The following figure about my test topology will be useful to discuss the differences.
+---+ .1 .2 +---+
(proxy) | X |-----------------| Z | (server)
+---+ 10.0.4.0/24 +---+
| .101
|
| 10.0.3.0/24
|
| .1
+---+
| Y | (client)
+---+
Now see the different possibilities grouped by the iptables target that makes them available.
There are some solutions for redirecting traffic with the help of the Linux kernel and iptables. These are DNAT, REDIRECT and TPROXY.
DNAT
This target in the iptables nat table makes the function of destination nat available.
This is a quite known concept, if you are familiar with basic networking, you have probably met this.
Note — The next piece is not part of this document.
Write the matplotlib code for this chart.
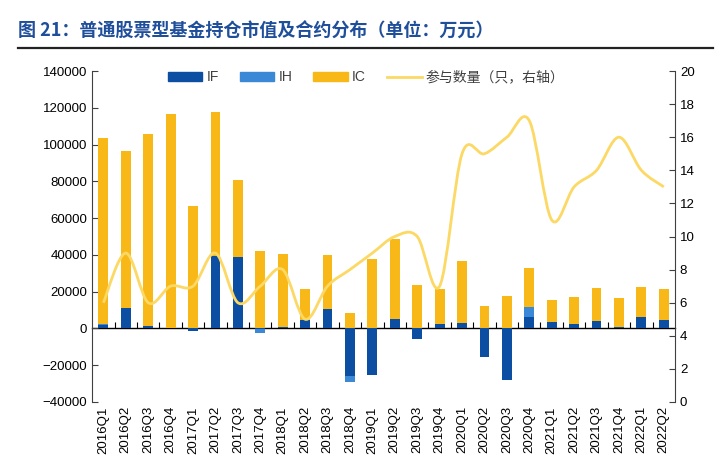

Low-cost home routers usually call it port forwarding.
What it does is changing the destination addresss (and destination port) to given values before the routing decision is made, and makes the routing decision be based on the new parameters. It is an important point here that it actually modifies the IP (and TCP) header and requires connection tracking to work, as the reply packets should be matched and translated back.
See an example use-case
Regarding the figure above, we might want to make node Z
reachable from the
internet without giving public IP address to it. A reason for this can be the
lack of sufficient addresses or security considerations (however NAT is not
considered to be security solution as far as I know). The result is a service
that runs in a private network being accessible through a public gateway.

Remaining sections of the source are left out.